Sunday, August 17, 2014

In case you forgot that you're hard to live with, too.

I think we can all acknowledge the number of times in the course of any given day that we fantasize about dropping our kids off at a yard sale and putting a lowball price tag on their foreheads, can't we? There seems to be a steady stream of events that take place throughout the day that inevitably causes us to contemplate whether pulling out our eyelashes one by one would be equally or less painful than trying to negotiate with a toddler. 
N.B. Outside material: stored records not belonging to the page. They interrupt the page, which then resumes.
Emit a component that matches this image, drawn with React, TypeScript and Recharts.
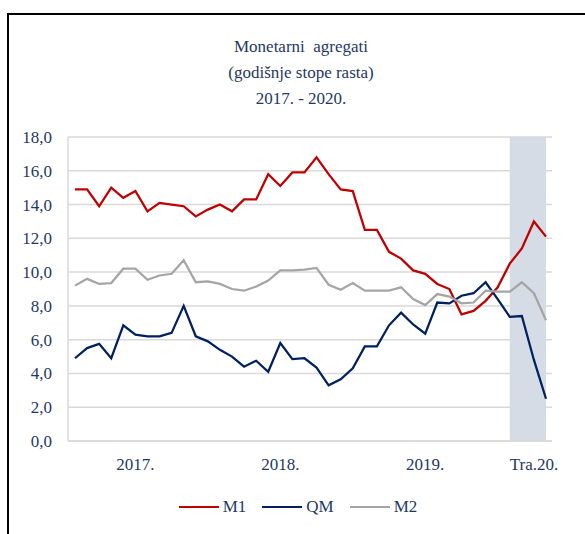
import { LineChart, Line, XAxis, YAxis, CartesianGrid, ReferenceArea } from "recharts";

const months = ["Sij", "Velj", "Ožu", "Tra", "Svi", "Lip", "Srp", "Kol", "Ruj", "Lis", "Stu", "Pro"];
const years = ["17", "18", "19", "20"];

// mjeseci od Sij.17 do Tra.20
const categories: string[] = [];
years.forEach((y) => {
  months.forEach((m) => {
    categories.push(`${m}.${y}`);
  });
});
const periods = categories.slice(0, 40);

const m1 = [
  14.9, 14.9, 13.9, 15.0, 14.4, 14.8, 13.6, 14.1, 14.0, 13.9, 13.3, 13.7,
  14.0, 13.6, 14.3, 14.3, 15.8, 15.1, 15.9, 15.9, 16.8, 15.8, 14.9, 14.8,
  12.5, 12.5, 11.2, 10.8, 10.1, 9.9, 9.3, 9.0, 7.5, 7.7, 8.3, 9.1,
  10.5, 11.4, 13.0, 12.1,
];
const qm = [
  4.9, 5.5, 5.75, 4.9, 6.85, 6.3, 6.2, 6.2, 6.4, 8.0, 6.2, 5.9,
  5.4, 5.0, 4.4, 4.75, 4.1, 5.8, 4.85, 4.9, 4.35, 3.3, 3.65, 4.3,
  5.6, 5.6, 6.85, 7.6, 6.9, 6.35, 8.2, 8.15, 8.6, 8.75, 9.4, 8.4,
  7.35, 7.4, 4.8, 2.5,
];
const m2 = [
  9.2, 9.6, 9.3, 9.35, 10.2, 10.2, 9.55, 9.8, 9.9, 10.7, 9.4, 9.45,
  9.3, 9.0, 8.9, 9.15, 9.5, 10.1, 10.1, 10.15, 10.25, 9.25, 8.95, 9.35,
  8.9, 8.9, 8.9, 9.1, 8.4, 8.05, 8.7, 8.55, 8.15, 8.2, 8.9, 8.85,
  8.85, 9.4, 8.75, 7.15,
];

const xTicks = ["Lip.17", "Lip.18", "Lip.19", "Tra.20"];
const xTickLabels = ["2017.", "2018.", "2019.", "Tra.20."];
const yTicks = [0, 2, 4, 6, 8, 10, 12, 14, 16, 18];
const shadeFrom = "Sij.20";
const shadeTo = "Tra.20";

const series = [
  { key: "M1", color: "#c00000" },
  { key: "QM", color: "#002060" },
  { key: "M2", color: "#a5a5a5" },
];

const data = periods.map((p, i) => ({ month: p, M1: m1[i], QM: qm[i], M2: m2[i] }));

const FONT = '"Liberation Serif", "Times New Roman", serif';
const TEXT = "#1f3864";

// oznaka na x osi; zadnja je pomaknuta ulijevo kao u originalu
const XTick = (props: any) => {
  const { x, y, payload } = props;
  const idx = xTicks.indexOf(payload.value);
  const label = idx >= 0 ? xTickLabels[idx] : payload.value;
  const shift = payload.value === "Tra.20" ? -12 : 0;
  return (
    <text x={x + shift} y={y} dy="0.71em" textAnchor="middle" fill={TEXT} fontSize={17} fontFamily={FONT}>
      {label}
    </text>
  );
};

export default function App() {
  return (
    <div style={{ position: "absolute", left: 0, top: 0, width: 585, height: 534, background: "#fff", overflow: "hidden" }}>
      {/* okvir */}
      <div
        style={{
          position: "absolute",
          left: 7,
          top: 13,
          width: 600,
          height: 600,
          borderLeft: "2px solid #000",
          borderTop: "2px solid #000",
        }}
      />

      {/* naslov */}
      <div
        style={{
          position: "absolute",
          left: 0,
          top: 34,
          width: 602,
          textAlign: "center",
          fontFamily: FONT,
          fontSize: 17,
          lineHeight: "26px",
          color: TEXT,
        }}
      >
        <div>Monetarni&nbsp; agregati</div>
        <div>(godišnje stope rasta)</div>
        <div>2017. - 2020.</div>
      </div>

      <div style={{ position: "absolute", left: 0, top: 0 }}>
        <LineChart width={585} height={534} data={data} margin={{ top: 137, right: 33, bottom: 63, left: 8 }}>
          <CartesianGrid vertical={false} stroke="#d9d9d9" strokeWidth={1.5} />
          <ReferenceArea x1={shadeFrom} x2={shadeTo} y1={0} y2={18} fill="#d6dce5" fillOpacity={1} stroke="none" />
          <XAxis
            dataKey="month"
            ticks={xTicks}
            interval={0}
            tick={<XTick />}
            tickLine={false}
            tickMargin={11}
            height={30}
            padding={{ left: 7, right: 6 }}
            axisLine={{ stroke: "#d9d9d9", strokeWidth: 1.5 }}
          />
          <YAxis
            domain={[0, 18]}
            ticks={yTicks}
            width={60}
            tickLine={false}
            tickMargin={10}
            tickFormatter={(v: number) => v.toFixed(1).replace(".", ",")}
            tick={{ fill: TEXT, fontSize: 17, fontFamily: FONT }}
            axisLine={{ stroke: "#d9d9d9", strokeWidth: 1.5 }}
          />
          {series.map((s) => (
            <Line
              key={s.key}
              type="linear"
              dataKey={s.key}
              stroke={s.color}
              strokeWidth={2.25}
              dot={false}
              isAnimationActive={false}
            />
          ))}
        </LineChart>
      </div>

      {/* legenda */}
      <div
        style={{
          position: "absolute",
          left: 0,
          top: 497,
          width: 596,
          display: "flex",
          justifyContent: "center",
          alignItems: "center",
          fontFamily: FONT,
          fontSize: 17,
          color: TEXT,
          gap: 16,
        }}
      >
        {series.map((s) => (
          <div key={s.key} style={{ display: "flex", alignItems: "center", gap: 4 }}>
            <span style={{ display: "inline-block", width: 40, height: 2, background: s.color }} />
            <span>{s.key}</span>
          </div>
        ))}
      </div>
    </div>
  );
}
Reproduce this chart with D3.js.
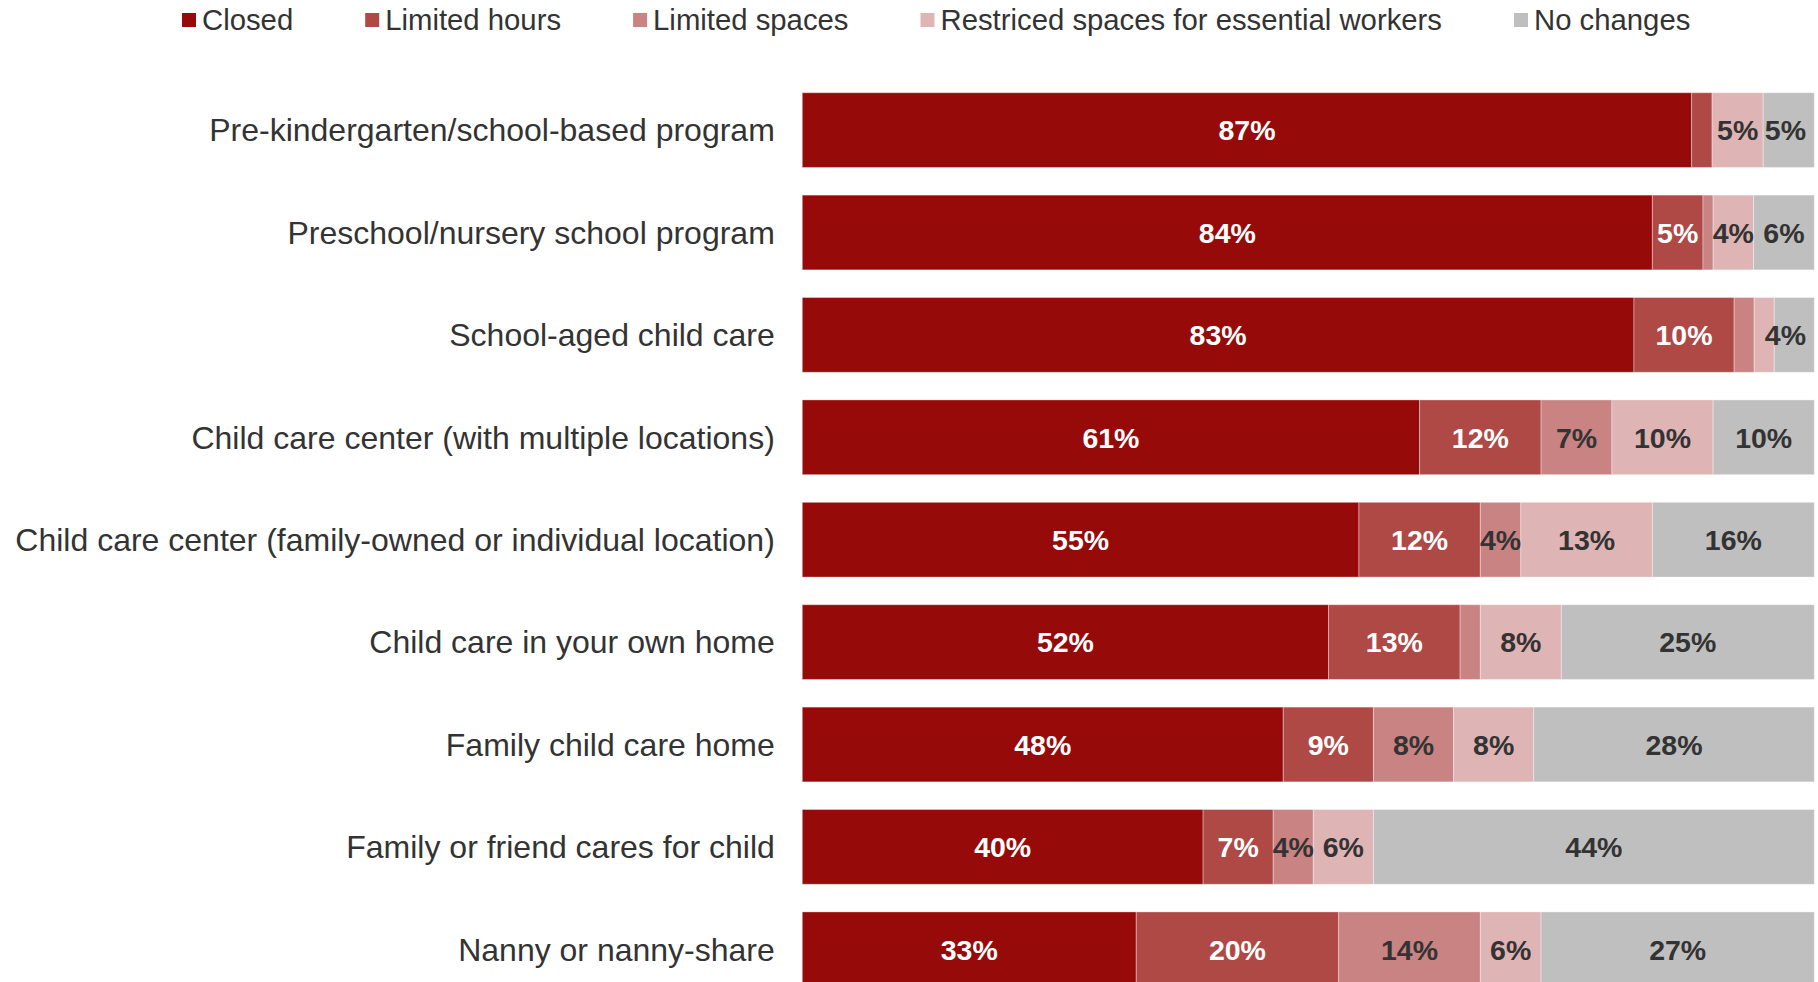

But have you ever thought about how those toddlers feel about us? How hard it is to live with the heavy-handed, fun-suckers that we are? Parents are the worst. We learn this somewhere in the early stages of toddlerhood, and this concept usually stays with us until right around the time we move out, and realize that ramen noodles are only delicious so many times in a row (two times max), and how on earth do you get wine stains out of your roommate's top, and oh by the way can I borrow $20? Thanks mom. I couldn't find any change in your jacket pockets otherwise I wouldn't have had to come to you like this. 

So until that magical day when your children realize what a doting parent you've always been, and thanks you for wiping countless boogers from their noses WITH YOUR BARE HANDS, it's important to remember that that love is a process. And that many a day will pass when your toddler will want to flush you down the toilet because you didn't think it was appropriate to allow them to stick their finger up the dog's butt. 

Without further ado, I present to you a small, non-comprehensive list of the things that Margot has hated me for over the last week or so. 

1. Telling her that under no circumstances does the power cord to my computer go in her mouth. It is not a chew-toy, nor is she a dog, nor would this be appropriate even if she was.

2. Asking her to kindly refrain from licking the shopping cart handle

3. Having the audacity to suggest she do a little drawing on the Magna Doodle 

4.  Reminding her that until she has a working knowledge of how a record player works, she is effectively banned from turning one on by herself

5. Taking the kitty litter scoop out of her hand and reminding her sternly that cat poop is not to be played with

6. Insisting that blueberries are for eating; not for squishing between your thumb and forefinger and throwing on the floor

7. Reprimanding her for using the cat's water dish as a hand-washing station

8. Reiterating that if I say that playing with the dustpan is yuck, that doesn't mean rub your hands all over it

9. Not allowing her to eat a live bumble bee

10. The couch is too slippery to climb onto. Yeah. Like that's my fault.